(Dataset section)
—————
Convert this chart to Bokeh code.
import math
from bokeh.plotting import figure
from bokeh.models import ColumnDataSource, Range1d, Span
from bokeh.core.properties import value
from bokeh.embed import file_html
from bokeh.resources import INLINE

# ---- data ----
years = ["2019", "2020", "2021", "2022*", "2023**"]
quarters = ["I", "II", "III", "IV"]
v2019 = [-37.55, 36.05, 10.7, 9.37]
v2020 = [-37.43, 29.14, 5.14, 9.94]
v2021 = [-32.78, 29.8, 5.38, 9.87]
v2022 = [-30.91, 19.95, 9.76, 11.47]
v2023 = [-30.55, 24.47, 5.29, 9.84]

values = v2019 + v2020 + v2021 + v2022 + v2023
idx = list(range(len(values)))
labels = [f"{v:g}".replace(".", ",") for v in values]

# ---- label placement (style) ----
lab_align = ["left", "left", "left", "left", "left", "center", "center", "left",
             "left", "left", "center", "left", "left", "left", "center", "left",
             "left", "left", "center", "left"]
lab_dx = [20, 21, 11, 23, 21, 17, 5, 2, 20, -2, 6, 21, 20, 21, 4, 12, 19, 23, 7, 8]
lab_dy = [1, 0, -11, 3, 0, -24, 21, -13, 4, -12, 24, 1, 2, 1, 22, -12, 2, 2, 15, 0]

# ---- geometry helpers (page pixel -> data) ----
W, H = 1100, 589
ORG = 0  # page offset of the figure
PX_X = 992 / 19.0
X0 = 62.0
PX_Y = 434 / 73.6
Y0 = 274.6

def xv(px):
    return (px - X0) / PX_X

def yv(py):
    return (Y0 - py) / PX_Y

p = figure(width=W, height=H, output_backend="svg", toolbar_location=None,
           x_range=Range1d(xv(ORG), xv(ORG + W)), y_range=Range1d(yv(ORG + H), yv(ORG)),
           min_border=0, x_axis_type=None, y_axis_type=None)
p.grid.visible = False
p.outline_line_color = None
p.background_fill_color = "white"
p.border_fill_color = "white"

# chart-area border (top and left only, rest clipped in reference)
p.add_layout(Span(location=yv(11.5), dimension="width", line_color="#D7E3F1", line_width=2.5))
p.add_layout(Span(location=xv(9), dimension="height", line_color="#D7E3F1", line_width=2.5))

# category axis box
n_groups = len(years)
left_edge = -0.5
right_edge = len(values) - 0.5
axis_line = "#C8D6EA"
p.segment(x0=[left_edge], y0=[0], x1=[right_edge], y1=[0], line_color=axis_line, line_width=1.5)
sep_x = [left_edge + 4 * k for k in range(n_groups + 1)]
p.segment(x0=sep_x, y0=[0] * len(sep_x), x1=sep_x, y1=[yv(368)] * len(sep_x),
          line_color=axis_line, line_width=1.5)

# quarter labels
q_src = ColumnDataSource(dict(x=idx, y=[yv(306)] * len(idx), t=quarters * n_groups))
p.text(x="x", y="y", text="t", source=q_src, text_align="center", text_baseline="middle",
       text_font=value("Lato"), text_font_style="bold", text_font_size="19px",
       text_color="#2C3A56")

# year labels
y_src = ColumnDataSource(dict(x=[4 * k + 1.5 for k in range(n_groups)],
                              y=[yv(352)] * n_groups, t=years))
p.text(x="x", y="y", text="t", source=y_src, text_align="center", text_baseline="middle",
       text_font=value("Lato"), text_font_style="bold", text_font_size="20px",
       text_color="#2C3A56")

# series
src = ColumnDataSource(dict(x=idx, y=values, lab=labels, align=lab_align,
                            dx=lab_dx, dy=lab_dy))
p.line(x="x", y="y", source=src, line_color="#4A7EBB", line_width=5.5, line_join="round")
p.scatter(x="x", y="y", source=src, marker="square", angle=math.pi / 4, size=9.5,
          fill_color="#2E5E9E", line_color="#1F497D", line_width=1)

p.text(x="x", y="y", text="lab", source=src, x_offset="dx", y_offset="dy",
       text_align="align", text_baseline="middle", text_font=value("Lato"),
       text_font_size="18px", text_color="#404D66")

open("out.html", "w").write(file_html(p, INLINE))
—————
(Work to do)
Reproduce the material above without altering a single character.

(Full solution)
Convert this chart to Bokeh code.
import math
from bokeh.plotting import figure
from bokeh.models import ColumnDataSource, Range1d, Span
from bokeh.core.properties import value
from bokeh.embed import file_html
from bokeh.resources import INLINE

# ---- data ----
years = ["2019", "2020", "2021", "2022*", "2023**"]
quarters = ["I", "II", "III", "IV"]
v2019 = [-37.55, 36.05, 10.7, 9.37]
v2020 = [-37.43, 29.14, 5.14, 9.94]
v2021 = [-32.78, 29.8, 5.38, 9.87]
v2022 = [-30.91, 19.95, 9.76, 11.47]
v2023 = [-30.55, 24.47, 5.29, 9.84]

values = v2019 + v2020 + v2021 + v2022 + v2023
idx = list(range(len(values)))
labels = [f"{v:g}".replace(".", ",") for v in values]

# ---- label placement (style) ----
lab_align = ["left", "left", "left", "left", "left", "center", "center", "left",
             "left", "left", "center", "left", "left", "left", "center", "left",
             "left", "left", "center", "left"]
lab_dx = [20, 21, 11, 23, 21, 17, 5, 2, 20, -2, 6, 21, 20, 21, 4, 12, 19, 23, 7, 8]
lab_dy = [1, 0, -11, 3, 0, -24, 21, -13, 4, -12, 24, 1, 2, 1, 22, -12, 2, 2, 15, 0]

# ---- geometry helpers (page pixel -> data) ----
W, H = 1100, 589
ORG = 0  # page offset of the figure
PX_X = 992 / 19.0
X0 = 62.0
PX_Y = 434 / 73.6
Y0 = 274.6

def xv(px):
    return (px - X0) / PX_X

def yv(py):
    return (Y0 - py) / PX_Y

p = figure(width=W, height=H, output_backend="svg", toolbar_location=None,
           x_range=Range1d(xv(ORG), xv(ORG + W)), y_range=Range1d(yv(ORG + H), yv(ORG)),
           min_border=0, x_axis_type=None, y_axis_type=None)
p.grid.visible = False
p.outline_line_color = None
p.background_fill_color = "white"
p.border_fill_color = "white"

# chart-area border (top and left only, rest clipped in reference)
p.add_layout(Span(location=yv(11.5), dimension="width", line_color="#D7E3F1", line_width=2.5))
p.add_layout(Span(location=xv(9), dimension="height", line_color="#D7E3F1", line_width=2.5))

# category axis box
n_groups = len(years)
left_edge = -0.5
right_edge = len(values) - 0.5
axis_line = "#C8D6EA"
p.segment(x0=[left_edge], y0=[0], x1=[right_edge], y1=[0], line_color=axis_line, line_width=1.5)
sep_x = [left_edge + 4 * k for k in range(n_groups + 1)]
p.segment(x0=sep_x, y0=[0] * len(sep_x), x1=sep_x, y1=[yv(368)] * len(sep_x),
          line_color=axis_line, line_width=1.5)

# quarter labels
q_src = ColumnDataSource(dict(x=idx, y=[yv(306)] * len(idx), t=quarters * n_groups))
p.text(x="x", y="y", text="t", source=q_src, text_align="center", text_baseline="middle",
       text_font=value("Lato"), text_font_style="bold", text_font_size="19px",
       text_color="#2C3A56")

# year labels
y_src = ColumnDataSource(dict(x=[4 * k + 1.5 for k in range(n_groups)],
                              y=[yv(352)] * n_groups, t=years))
p.text(x="x", y="y", text="t", source=y_src, text_align="center", text_baseline="middle",
       text_font=value("Lato"), text_font_style="bold", text_font_size="20px",
       text_color="#2C3A56")

# series
src = ColumnDataSource(dict(x=idx, y=values, lab=labels, align=lab_align,
                            dx=lab_dx, dy=lab_dy))
p.line(x="x", y="y", source=src, line_color="#4A7EBB", line_width=5.5, line_join="round")
p.scatter(x="x", y="y", source=src, marker="square", angle=math.pi / 4, size=9.5,
          fill_color="#2E5E9E", line_color="#1F497D", line_width=1)

p.text(x="x", y="y", text="lab", source=src, x_offset="dx", y_offset="dy",
       text_align="align", text_baseline="middle", text_font=value("Lato"),
       text_font_size="18px", text_color="#404D66")

open("out.html", "w").write(file_html(p, INLINE))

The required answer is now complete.